## Begin Information provided
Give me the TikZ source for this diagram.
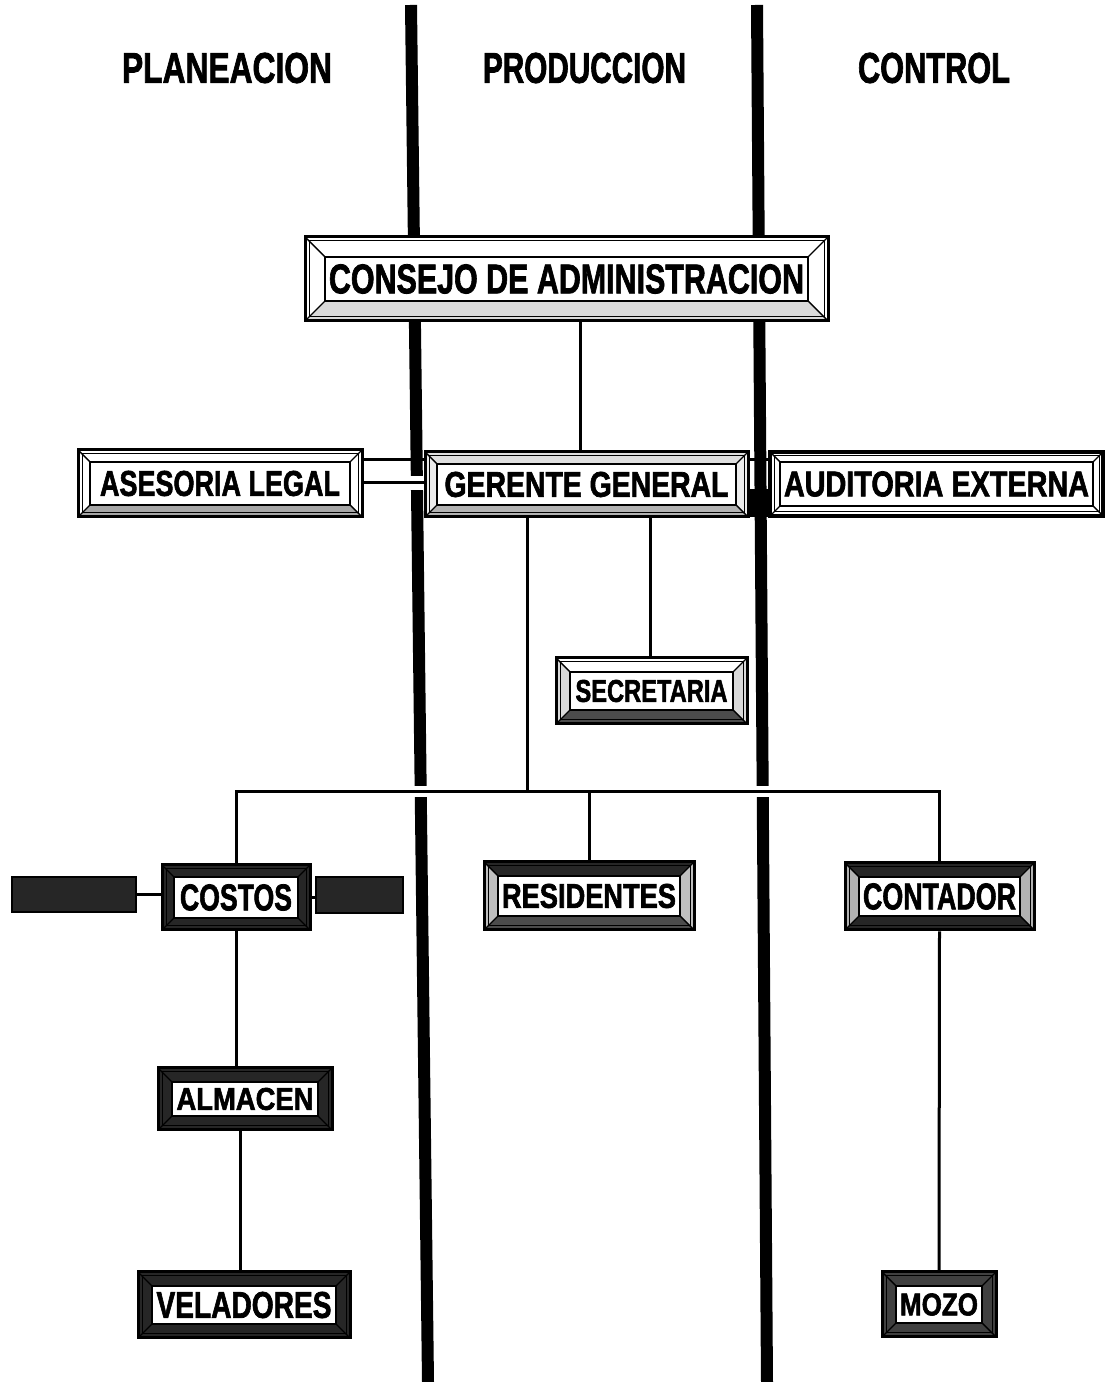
## End Information provided
## Begin Information provided
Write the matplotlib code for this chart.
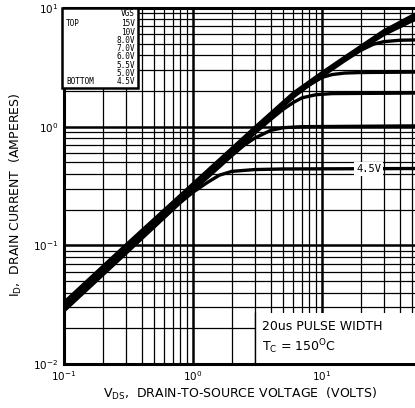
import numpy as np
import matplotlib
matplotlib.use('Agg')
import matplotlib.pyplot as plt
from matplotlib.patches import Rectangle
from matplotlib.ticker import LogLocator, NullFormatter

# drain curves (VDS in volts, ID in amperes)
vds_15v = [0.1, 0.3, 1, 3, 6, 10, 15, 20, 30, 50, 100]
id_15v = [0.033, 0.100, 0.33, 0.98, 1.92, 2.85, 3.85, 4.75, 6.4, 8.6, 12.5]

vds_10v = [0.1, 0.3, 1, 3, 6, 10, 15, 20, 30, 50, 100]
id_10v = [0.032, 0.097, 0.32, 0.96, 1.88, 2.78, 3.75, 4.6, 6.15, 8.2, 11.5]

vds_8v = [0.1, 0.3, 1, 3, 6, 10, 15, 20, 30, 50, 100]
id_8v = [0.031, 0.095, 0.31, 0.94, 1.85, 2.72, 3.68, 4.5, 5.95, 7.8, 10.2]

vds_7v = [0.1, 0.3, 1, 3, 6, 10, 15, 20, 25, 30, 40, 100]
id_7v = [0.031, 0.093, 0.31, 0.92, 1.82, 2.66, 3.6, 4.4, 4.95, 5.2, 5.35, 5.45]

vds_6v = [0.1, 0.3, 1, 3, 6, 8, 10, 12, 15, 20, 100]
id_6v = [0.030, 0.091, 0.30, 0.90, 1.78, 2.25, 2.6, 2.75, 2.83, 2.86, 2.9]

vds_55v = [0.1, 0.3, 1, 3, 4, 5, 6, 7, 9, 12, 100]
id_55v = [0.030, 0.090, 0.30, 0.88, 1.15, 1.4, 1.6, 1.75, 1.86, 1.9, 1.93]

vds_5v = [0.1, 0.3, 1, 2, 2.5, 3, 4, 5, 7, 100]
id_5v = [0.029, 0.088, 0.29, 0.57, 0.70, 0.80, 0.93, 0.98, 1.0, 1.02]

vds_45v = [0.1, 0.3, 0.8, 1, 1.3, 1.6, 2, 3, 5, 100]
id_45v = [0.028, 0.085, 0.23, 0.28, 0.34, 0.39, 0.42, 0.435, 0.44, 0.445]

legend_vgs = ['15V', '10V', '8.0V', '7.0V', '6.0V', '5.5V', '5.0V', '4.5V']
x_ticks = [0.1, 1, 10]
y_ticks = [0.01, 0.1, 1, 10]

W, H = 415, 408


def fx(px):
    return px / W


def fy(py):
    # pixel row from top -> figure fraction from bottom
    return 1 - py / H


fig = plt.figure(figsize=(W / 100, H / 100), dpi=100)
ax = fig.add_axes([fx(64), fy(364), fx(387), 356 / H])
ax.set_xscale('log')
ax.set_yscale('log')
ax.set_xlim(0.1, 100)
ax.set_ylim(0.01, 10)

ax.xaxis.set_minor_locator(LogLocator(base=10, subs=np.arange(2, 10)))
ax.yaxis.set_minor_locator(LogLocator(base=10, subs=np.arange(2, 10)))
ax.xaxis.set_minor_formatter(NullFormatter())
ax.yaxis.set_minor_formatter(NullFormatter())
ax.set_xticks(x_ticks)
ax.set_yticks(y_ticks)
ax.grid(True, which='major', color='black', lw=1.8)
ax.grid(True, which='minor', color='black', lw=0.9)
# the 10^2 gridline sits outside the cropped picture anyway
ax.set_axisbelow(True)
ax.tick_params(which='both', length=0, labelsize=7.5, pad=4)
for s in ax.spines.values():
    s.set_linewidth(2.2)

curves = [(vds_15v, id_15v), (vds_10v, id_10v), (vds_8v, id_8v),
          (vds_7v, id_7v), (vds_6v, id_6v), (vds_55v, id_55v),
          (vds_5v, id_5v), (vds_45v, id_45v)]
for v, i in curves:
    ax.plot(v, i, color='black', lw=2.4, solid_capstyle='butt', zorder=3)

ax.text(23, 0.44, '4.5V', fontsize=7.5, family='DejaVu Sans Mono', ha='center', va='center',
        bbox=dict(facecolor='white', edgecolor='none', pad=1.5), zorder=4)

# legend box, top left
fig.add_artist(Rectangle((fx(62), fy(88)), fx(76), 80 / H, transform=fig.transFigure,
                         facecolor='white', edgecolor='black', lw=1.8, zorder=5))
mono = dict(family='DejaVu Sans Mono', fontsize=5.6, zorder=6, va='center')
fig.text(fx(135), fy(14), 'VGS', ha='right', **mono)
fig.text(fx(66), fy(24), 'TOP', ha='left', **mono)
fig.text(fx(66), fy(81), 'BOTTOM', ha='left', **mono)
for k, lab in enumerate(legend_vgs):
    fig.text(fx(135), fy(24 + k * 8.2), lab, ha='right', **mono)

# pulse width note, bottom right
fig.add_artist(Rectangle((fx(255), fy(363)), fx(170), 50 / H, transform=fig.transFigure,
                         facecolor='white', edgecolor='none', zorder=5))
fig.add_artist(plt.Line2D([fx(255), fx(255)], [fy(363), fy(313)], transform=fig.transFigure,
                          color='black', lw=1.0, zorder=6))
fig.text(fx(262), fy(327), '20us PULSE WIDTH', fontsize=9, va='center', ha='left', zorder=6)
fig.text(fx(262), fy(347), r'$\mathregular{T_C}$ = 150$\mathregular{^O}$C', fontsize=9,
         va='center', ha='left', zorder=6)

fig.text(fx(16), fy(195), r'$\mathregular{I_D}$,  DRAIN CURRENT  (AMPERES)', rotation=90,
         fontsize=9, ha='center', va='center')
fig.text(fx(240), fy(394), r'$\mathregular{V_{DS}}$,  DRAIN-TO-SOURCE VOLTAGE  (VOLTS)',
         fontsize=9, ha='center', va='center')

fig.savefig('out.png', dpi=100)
## End Information provided
To be done | Set down exactly the lines above, from the line containing "Write the matplotlib code for this chart." through the line containing "from matplotlib.ticker import". Skip the pictures.

Result |
Write the matplotlib code for this chart.
import numpy as np
import matplotlib
matplotlib.use('Agg')
import matplotlib.pyplot as plt
from matplotlib.patches import Rectangle
from matplotlib.ticker import LogLocator, NullFormatter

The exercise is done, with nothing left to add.